Given a set of points $x_1,\ldots x_n$ , the $k$ -means objective is to find a partition in $k$ clusters $A_1,\ldots, A_k$ that minimize the sum of the squared distances of the points to the centroid of their respective cluster. In other words,

$\arg\min_{A_1,\ldots, A_k} \sum_{t=1}^k \sum_{x_i \in A_t} \|x_i - c_t\|^2 \quad \text{where } c_t=\frac{1}{|A_t|}\sum_{x_i\in A_t}x_i.$

The k-means SDP is based on the following observation:

$\sum_{t=1}^k \sum_{x_i \in A_t} \|x_i - c_t\|^2 = \frac12\sum_{t=1}^k \frac1{|A_t|} \sum_{x_i\in A_t}\sum_{x_j\in A_t}\|x_i-x_j\|^2.$

Therefore, if $D$ is a $n\times n$ matrix such that $D_{ij}=\|x_i-x_j\|^2$ , the $k$ -means problem can be written as

$\arg \min_{A_1, \ldots, A_k} \operatorname{Trace}(DX) \quad \text{ subject to } X = \sum_{t=1}^k\frac{1}{|A_t|} 1_{A_t}1_{A_t}^\top$

where $1_{A_t}$ is the indicator vector, a $n\times 1$ vector such that $1_{A_t}(i)=1$ if $x_i\in A_t$ and 0 otherwise.

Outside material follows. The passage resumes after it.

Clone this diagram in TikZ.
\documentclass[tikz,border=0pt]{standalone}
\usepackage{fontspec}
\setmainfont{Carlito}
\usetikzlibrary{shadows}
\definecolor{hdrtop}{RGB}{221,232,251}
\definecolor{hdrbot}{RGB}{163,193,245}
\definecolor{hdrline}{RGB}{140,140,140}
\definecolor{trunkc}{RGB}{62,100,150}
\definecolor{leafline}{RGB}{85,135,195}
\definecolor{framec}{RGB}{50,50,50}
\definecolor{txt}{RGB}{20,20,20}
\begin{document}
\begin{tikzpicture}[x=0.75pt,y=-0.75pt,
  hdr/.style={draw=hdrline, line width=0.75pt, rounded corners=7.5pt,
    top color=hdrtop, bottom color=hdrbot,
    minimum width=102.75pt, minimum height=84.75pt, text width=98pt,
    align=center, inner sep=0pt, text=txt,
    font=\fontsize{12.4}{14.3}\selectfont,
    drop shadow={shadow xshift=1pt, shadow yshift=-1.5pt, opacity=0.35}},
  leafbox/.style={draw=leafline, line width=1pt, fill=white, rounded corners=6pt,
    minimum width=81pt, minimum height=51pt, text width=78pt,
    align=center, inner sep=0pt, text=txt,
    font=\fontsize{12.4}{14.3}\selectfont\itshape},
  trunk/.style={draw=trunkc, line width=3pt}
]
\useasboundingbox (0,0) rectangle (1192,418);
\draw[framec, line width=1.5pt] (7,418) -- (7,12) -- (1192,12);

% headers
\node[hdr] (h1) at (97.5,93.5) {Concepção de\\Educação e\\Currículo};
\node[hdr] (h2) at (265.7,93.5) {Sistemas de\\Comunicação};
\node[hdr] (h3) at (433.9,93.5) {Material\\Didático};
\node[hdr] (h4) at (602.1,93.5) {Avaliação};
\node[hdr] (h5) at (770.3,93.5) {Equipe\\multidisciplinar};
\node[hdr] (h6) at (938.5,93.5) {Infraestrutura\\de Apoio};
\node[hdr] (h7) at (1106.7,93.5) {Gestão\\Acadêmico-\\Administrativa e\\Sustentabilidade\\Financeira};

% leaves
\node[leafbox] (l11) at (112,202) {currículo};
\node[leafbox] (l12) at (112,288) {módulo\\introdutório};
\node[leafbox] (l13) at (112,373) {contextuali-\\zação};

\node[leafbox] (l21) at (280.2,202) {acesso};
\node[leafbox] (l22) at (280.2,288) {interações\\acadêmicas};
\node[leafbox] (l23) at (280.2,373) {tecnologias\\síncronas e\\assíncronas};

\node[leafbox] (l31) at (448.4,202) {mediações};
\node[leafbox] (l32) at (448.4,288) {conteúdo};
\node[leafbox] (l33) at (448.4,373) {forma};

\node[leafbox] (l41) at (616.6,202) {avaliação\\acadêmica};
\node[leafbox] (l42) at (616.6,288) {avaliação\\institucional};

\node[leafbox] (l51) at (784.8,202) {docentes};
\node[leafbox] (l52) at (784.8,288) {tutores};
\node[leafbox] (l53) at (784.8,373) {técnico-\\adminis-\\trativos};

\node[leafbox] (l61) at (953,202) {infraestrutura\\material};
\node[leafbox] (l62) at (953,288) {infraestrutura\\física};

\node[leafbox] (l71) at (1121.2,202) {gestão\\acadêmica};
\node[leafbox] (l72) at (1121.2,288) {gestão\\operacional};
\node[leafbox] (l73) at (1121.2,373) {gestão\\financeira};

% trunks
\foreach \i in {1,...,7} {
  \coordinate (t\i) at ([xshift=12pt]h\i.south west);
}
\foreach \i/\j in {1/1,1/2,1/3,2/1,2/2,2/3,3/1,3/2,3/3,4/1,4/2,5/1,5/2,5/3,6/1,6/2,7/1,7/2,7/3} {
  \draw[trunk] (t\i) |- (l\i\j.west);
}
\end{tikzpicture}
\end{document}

Since optimizing on all possible partitions $A_1, \ldots, A_k$ is NP-hard, we are going to relax the constraint to a convex one. In particular, the semidefinite relaxation:

$X^\star =\arg\min \operatorname{Trace}(DX) \quad \text{ subject to } X1=1 ,\; \operatorname{Trace}(X)=k, \; X\geq 0, \; X\succeq 0 \quad\quad\quad \text{(SDP)}$

where $X\geq 0$ means that all entries of $X$ are non-negative, and $X\succeq 0$ means that $X$ is symmetric and positive semidefinite. Now $X^\star$ may not represent a partition anymore, so we need a rounding step.

Interpreting the SDP result

Let $P$ be the matrix which $i$ -th row is the coordinates (in $\mathbb R^m$ ) of $x_i$ . Note that when $X^\star = \sum_{t=1}^k \frac1{|A_t|} 1_{A_t}1_{A_t}^\top$ for some partition (i.e.: the relaxation is tight), we have that the $i$ -th row of the matrix $XP$ is the coordinates of the corresponding center $c_t$ (i.e.: $x_i\in A_t$ ).

Let’s arrange the points such that the first $n_0$ points are the zeros, the second $n_1$ points are the ones, and so on. Then, the matrix $X$ that corresponds to the ground truth clustering is a block diagonal matrix which $t$ -block is constant $\frac1{|A_t|}$ .

The SDP, however, finds this low rank matrix with many repeated columns and rows instead:

So when we apply it we get:

Bokeh Application

We exploit the fact that $X^\star$ has many repeated rows in our rounding step.

Approximation guarantees and tightness

A future post will focus on the mathematical analysis of this algorithm. In particular, the SDP is known to exactly recover the clusters when the points come from a data model called the stochastic ball model (see this and this). And it is known to approximate the centers when the points come from a mixture of subgaussian distributions.

About the interactive plots and clustering implementation

An implementation of the $k$ -means SDP is available here. The implementation uses SDPNAL+ which is an amazing SDP solver for problems with non-negative constraints.

The first plot I wrote in javascript using D3. The second interactive plot I wrote in python using Bokeh. If someone asks I can write a tutorial on how to do these plots, but many tutorials and examples are available on the internet already.

Note that the fact that $X^\star$ has many repeated columns imply that many points are mapped to the same point after computing $PX^\star$ . If you place the mouse on top of the points in the second plot you’ll see many images. But if you do it in the first one you’ll see one one (I added a little bit of noise so you can move the mouse and see a different image). That’s because I haven’t figured out how to replicate that behavior in javascript. I’ll be happy to hear suggestions.